Not all risks that may affect the Fund can be identified nor can controls be developed to eliminate or mitigate their occurrence or effects. It may not be practical or cost effective to eliminate or mitigate certain risks, the processes and controls employed to address certain risks may be limited in their effectiveness, and some risks are simply beyond the reasonable control of the Fund or the Advisor or other service providers. For instance, as the use of Internet technology has become more prevalent, the Fund and its service providers have become more susceptible to potential operational risks through breaches in cyber security (generally, intentional and unintentional events that may cause the Fund or a service provider to lose proprietary information, suffer data corruption or lose operational capacity). There can be no guarantee that any risk management systems established by the Fund, its service providers, or issuers of the securities in which the Fund invests to reduce cyber security risks will succeed, and the Fund cannot control such systems put in place by service providers, issuers or other third parties whose operations may affect the Fund and/or its shareholders. Moreover, it is necessary to bear certain risks (such as investment related risks) to achieve the Fund’s goals. As a result of the foregoing and other factors, the Fund’s ability to manage risk is subject to substantial limitations.

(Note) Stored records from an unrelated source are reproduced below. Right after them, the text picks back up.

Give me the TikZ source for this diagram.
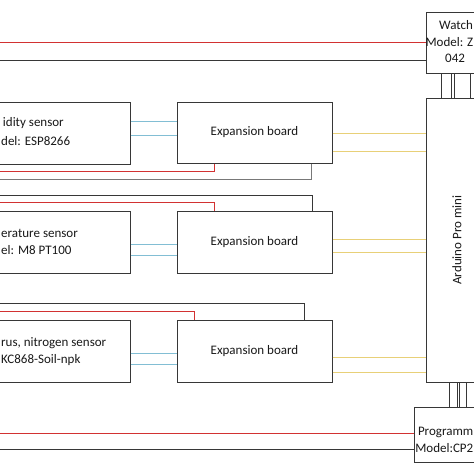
\documentclass[tikz,border=0pt]{standalone}
\usepackage{fontspec}
\setmainfont{Carlito}
\definecolor{wred}{RGB}{210,50,50}
\definecolor{wblue}{RGB}{130,190,212}
\definecolor{wyel}{RGB}{232,208,120}
\definecolor{wbox}{RGB}{55,55,55}
\definecolor{wgray}{RGB}{120,120,120}
\tikzset{
  blk/.style={draw=wbox, line width=1pt, fill=white, inner sep=0pt},
  lbl/.style={inner sep=0pt, font=\fontsize{13}{13}\selectfont, text=black!90},
  redw/.style={draw=wred, line width=1pt},
  darkw/.style={draw=wbox, line width=1pt},
  grayw/.style={draw=wgray, line width=1pt},
  bluew/.style={draw=wblue, line width=1pt},
  yelw/.style={draw=wyel, line width=1pt},
}
\begin{document}
\begin{tikzpicture}[x=1pt,y=-1pt]
\useasboundingbox (0,0) rectangle (474,474);
\clip (0,0) rectangle (474,474);
\coordinate (L) at (-5,0);
% boxes
\node[blk, minimum width=70pt, minimum height=61pt] (wd) at (461,42.5) {};
\node[blk, minimum width=70pt, minimum height=284pt] (ard) at (461,240) {};
\node[blk, minimum width=82pt, minimum height=55pt] (prg) at (455,434.5) {};
\node[blk, minimum width=210pt, minimum height=62pt] (s1) at (25,133) {};
\node[blk, minimum width=210pt, minimum height=62pt] (s2) at (25,242) {};
\node[blk, minimum width=210pt, minimum height=62pt] (s3) at (25,351) {};
\node[blk, minimum width=155pt, minimum height=61pt] (e1) at (254.5,132.5) {};
\node[blk, minimum width=155pt, minimum height=62pt] (e2) at (254.5,242) {};
\node[blk, minimum width=155pt, minimum height=62pt] (e3) at (254.5,351) {};
% texts
\node[lbl] (e1t) at (e1) {Expansion board};
\node[lbl] (e2t) at (e2) {Expansion board};
\node[lbl] (e3t) at (e3) {Expansion board};
\node[lbl, anchor=east] (s1a) at (64,123) {idity sensor};
\node[lbl, anchor=west] (s1b) at (1,141) {del: ESP8266};
\node[lbl, anchor=west] (s2a) at (1,233) {erature sensor};
\node[lbl, anchor=west] (s2b) at (1,250) {el: M8 PT100};
\node[lbl, anchor=west] (s3a) at (1,343) {rus, nitrogen sensor};
\node[lbl, anchor=west] (s3b) at (1,360) {KC868-Soil-npk};
\node[lbl, anchor=west] (wda) at (439,25) {Watch};
\node[lbl, anchor=east] (wdb) at (473.5,42) {Model: Z};
\node[lbl, anchor=west] (wdc) at (445,58) {042};
\node[lbl, anchor=east] (pga) at (473.5,432) {Programm};
\node[lbl, anchor=east] (pgb) at (473.5,448) {Model:CP2};
\node[lbl, rotate=90] (ardt) at (457,240) {Arduino Pro mini};
% top and bottom lines
\draw[redw] (L |- 0,42) -- (wd.west |- 0,42);
\draw[darkw] (L |- 0,60) -- (wd.west |- 0,60);
\draw[redw] (L |- 0,433) -- (prg.west |- 0,433);
\draw[darkw] (L |- 0,449) -- (prg.west |- 0,449);
% watchdog to arduino
\foreach \xx in {441,451,454,470} \draw[darkw] (wd.south -| \xx,0) -- (ard.north -| \xx,0);
\foreach \xx in {449,457,459,466} \draw[darkw] (ard.south -| \xx,0) -- (prg.north -| \xx,0);
% blue lines
\draw[bluew] (s1.east |- 0,121) -- (e1.west |- 0,121);
\draw[bluew] (s1.east |- 0,135) -- (e1.west |- 0,135);
\draw[bluew] (s2.east |- 0,244) -- (e2.west |- 0,244);
\draw[bluew] (s2.east |- 0,255) -- (e2.west |- 0,255);
\draw[bluew] (s3.east |- 0,353) -- (e3.west |- 0,353);
\draw[bluew] (s3.east |- 0,364) -- (e3.west |- 0,364);
% yellow lines
\draw[yelw] (e1.east |- 0,133) -- (ard.west |- 0,133);
\draw[yelw] (e1.east |- 0,151) -- (ard.west |- 0,151);
\draw[yelw] (e2.east |- 0,239) -- (ard.west |- 0,239);
\draw[yelw] (e2.east |- 0,252) -- (ard.west |- 0,252);
\draw[yelw] (e3.east |- 0,357) -- (ard.west |- 0,357);
\draw[yelw] (e3.east |- 0,372) -- (ard.west |- 0,372);
% power lines
\draw[redw] (L |- 0,171) -| (e1.south -| 214,0);
\draw[grayw] (L |- 0,179) -| (e1.south -| 311,0);
\draw[darkw] (L |- 0,195) -| (e2.north -| 312,0);
\draw[redw] (L |- 0,202) -| (e2.north -| 214,0);
\draw[darkw] (L |- 0,303) -| (e3.north -| 304,0);
\draw[redw] (L |- 0,311) -| (e3.north -| 194,0);
\end{tikzpicture}
\end{document}
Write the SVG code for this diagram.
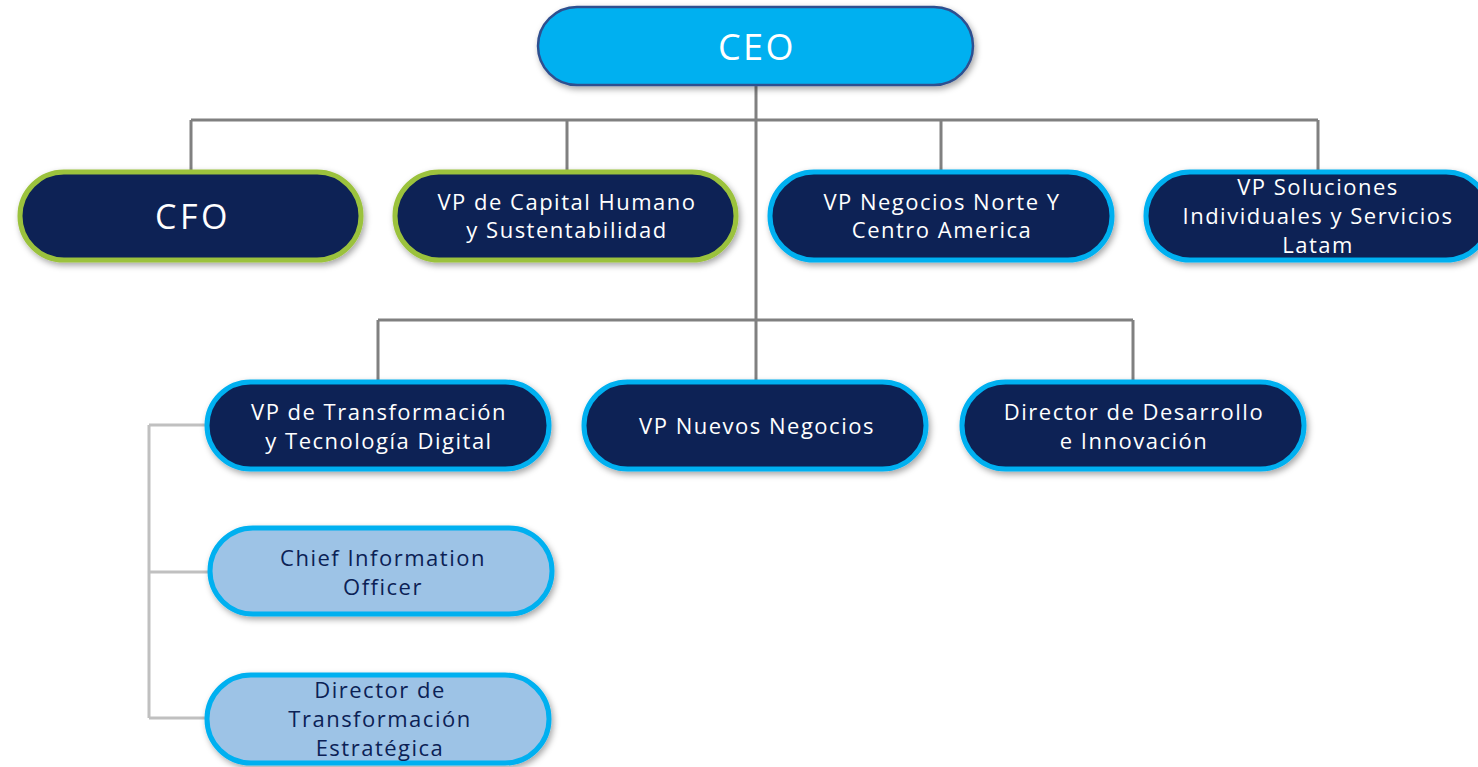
<svg xmlns="http://www.w3.org/2000/svg" width="1478" height="767" viewBox="0 0 1478 767">
<defs>
<filter id="sh" x="-10%" y="-20%" width="120%" height="150%">
<feDropShadow dx="2" dy="3" stdDeviation="3" flood-color="#000" flood-opacity="0.35"/>
</filter>
</defs>
<style>
.dark{fill:#0b2155;filter:url(#sh)}
.g{stroke:#9bc23c;stroke-width:5}
.c{stroke:#00b0f0;stroke-width:5}
.light{fill:#9dc3e6;stroke:#00b0f0;stroke-width:5;filter:url(#sh)}
.tw{fill:#fff;font-family:"Open Sans","Noto Sans",sans-serif;font-size:22px;text-anchor:middle;letter-spacing:1.5px}
.td{fill:#0b2155;font-family:"Open Sans","Noto Sans",sans-serif;font-size:22px;text-anchor:middle;letter-spacing:1.5px}
.con{stroke:#808080;stroke-width:3;fill:none}
.con2{stroke:#c0c0c0;stroke-width:3;fill:none}
</style>
<g id="connectors">
<path class="con" d="M756 85V380M191 120H1318M191 120V172M567 120V172M941 120V172M1318 120V172M378 320H1133M378 320V382M1133 320V382"/>
<path class="con2" d="M149 425V718M149 425H207M149 572H210M149 718H207"/>
</g>
<g id="ceo">
<rect x="538" y="7" width="435" height="78" rx="39" fill="#00b0f0" stroke="#2f4f8f" stroke-width="2.5" filter="url(#sh)"/>
<text x="757" y="60" class="tw" style="font-size:36px;letter-spacing:2.5px">CEO</text>
</g>
<g id="cfo">
<rect class="dark g" x="20" y="172" width="341" height="88" rx="44"/>
<text x="193" y="229" class="tw" style="font-size:34px;letter-spacing:3.5px">CFO</text>
</g>
<g id="vp-capital-humano">
<rect class="dark g" x="395" y="172" width="341" height="88" rx="44"/>
<text x="567" y="210" class="tw">VP de Capital Humano</text>
<text x="567" y="238" class="tw">y Sustentabilidad</text>
</g>
<g id="vp-negocios-norte">
<rect class="dark c" x="770" y="172" width="342" height="88" rx="44"/>
<text x="942" y="210" class="tw">VP Negocios Norte Y</text>
<text x="942" y="238" class="tw">Centro America</text>
</g>
<g id="vp-soluciones">
<rect class="dark c" x="1146" y="172" width="344" height="88" rx="44"/>
<text x="1318" y="195" class="tw">VP Soluciones</text>
<text x="1318" y="224" class="tw">Individuales y Servicios</text>
<text x="1318" y="253" class="tw">Latam</text>
</g>
<g id="vp-transformacion">
<rect class="dark c" x="207" y="382" width="342" height="87" rx="43.5"/>
<text x="379" y="420" class="tw">VP de Transformación</text>
<text x="379" y="449" class="tw">y Tecnología Digital</text>
</g>
<g id="vp-nuevos-negocios">
<rect class="dark c" x="584" y="382" width="342" height="87" rx="43.5"/>
<text x="757" y="434" class="tw">VP Nuevos Negocios</text>
</g>
<g id="director-desarrollo">
<rect class="dark c" x="962" y="382" width="342" height="87" rx="43.5"/>
<text x="1134" y="420" class="tw">Director de Desarrollo</text>
<text x="1134" y="449" class="tw">e Innovación</text>
</g>
<g id="cio">
<rect class="light" x="210" y="528" width="342" height="86" rx="43"/>
<text x="383" y="566" class="td">Chief Information</text>
<text x="383" y="595" class="td">Officer</text>
</g>
<g id="director-transformacion">
<rect class="light" x="207" y="675" width="342" height="88" rx="44"/>
<text x="380" y="698" class="td">Director de</text>
<text x="380" y="727" class="td">Transformación</text>
<text x="380" y="756" class="td">Estratégica</text>
</g>
</svg>
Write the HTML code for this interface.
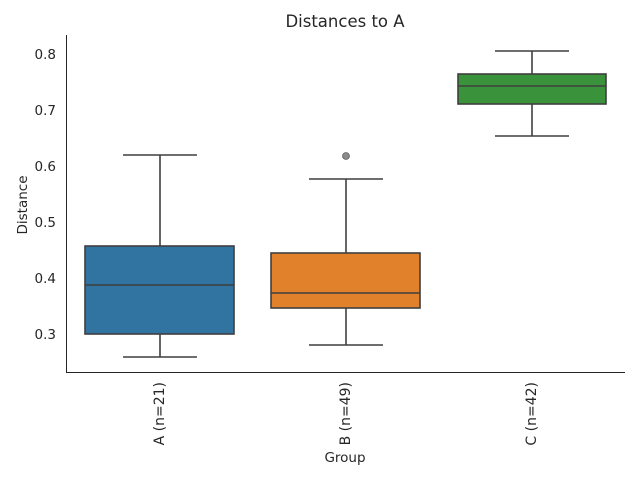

Board Diversification and Trustee Qualifications
As described above, the Nominating and Governance Committee of the Board oversees matters related to the nomination of Trustees. The Nominating and Governance Committee seeks to establish an effective Board with an appropriate range of skills and diversity, including, as appropriate, differences in background, professional experience, education, vocation, and other individual characteristics and traits in the aggregate. Each Trustee must meet certain basic requirements, including relevant skills and experience, time availability and, if qualifying as an Independent Trustee, independence from the Advisor, underwriters or other service providers, including any affiliates of these entities.
Listed below for each current Trustee are the experiences, qualifications and attributes that led to the conclusion, as of the date of this SAI, that each current Trustee should serve as a Trustee in light of the Trust’s business and structure.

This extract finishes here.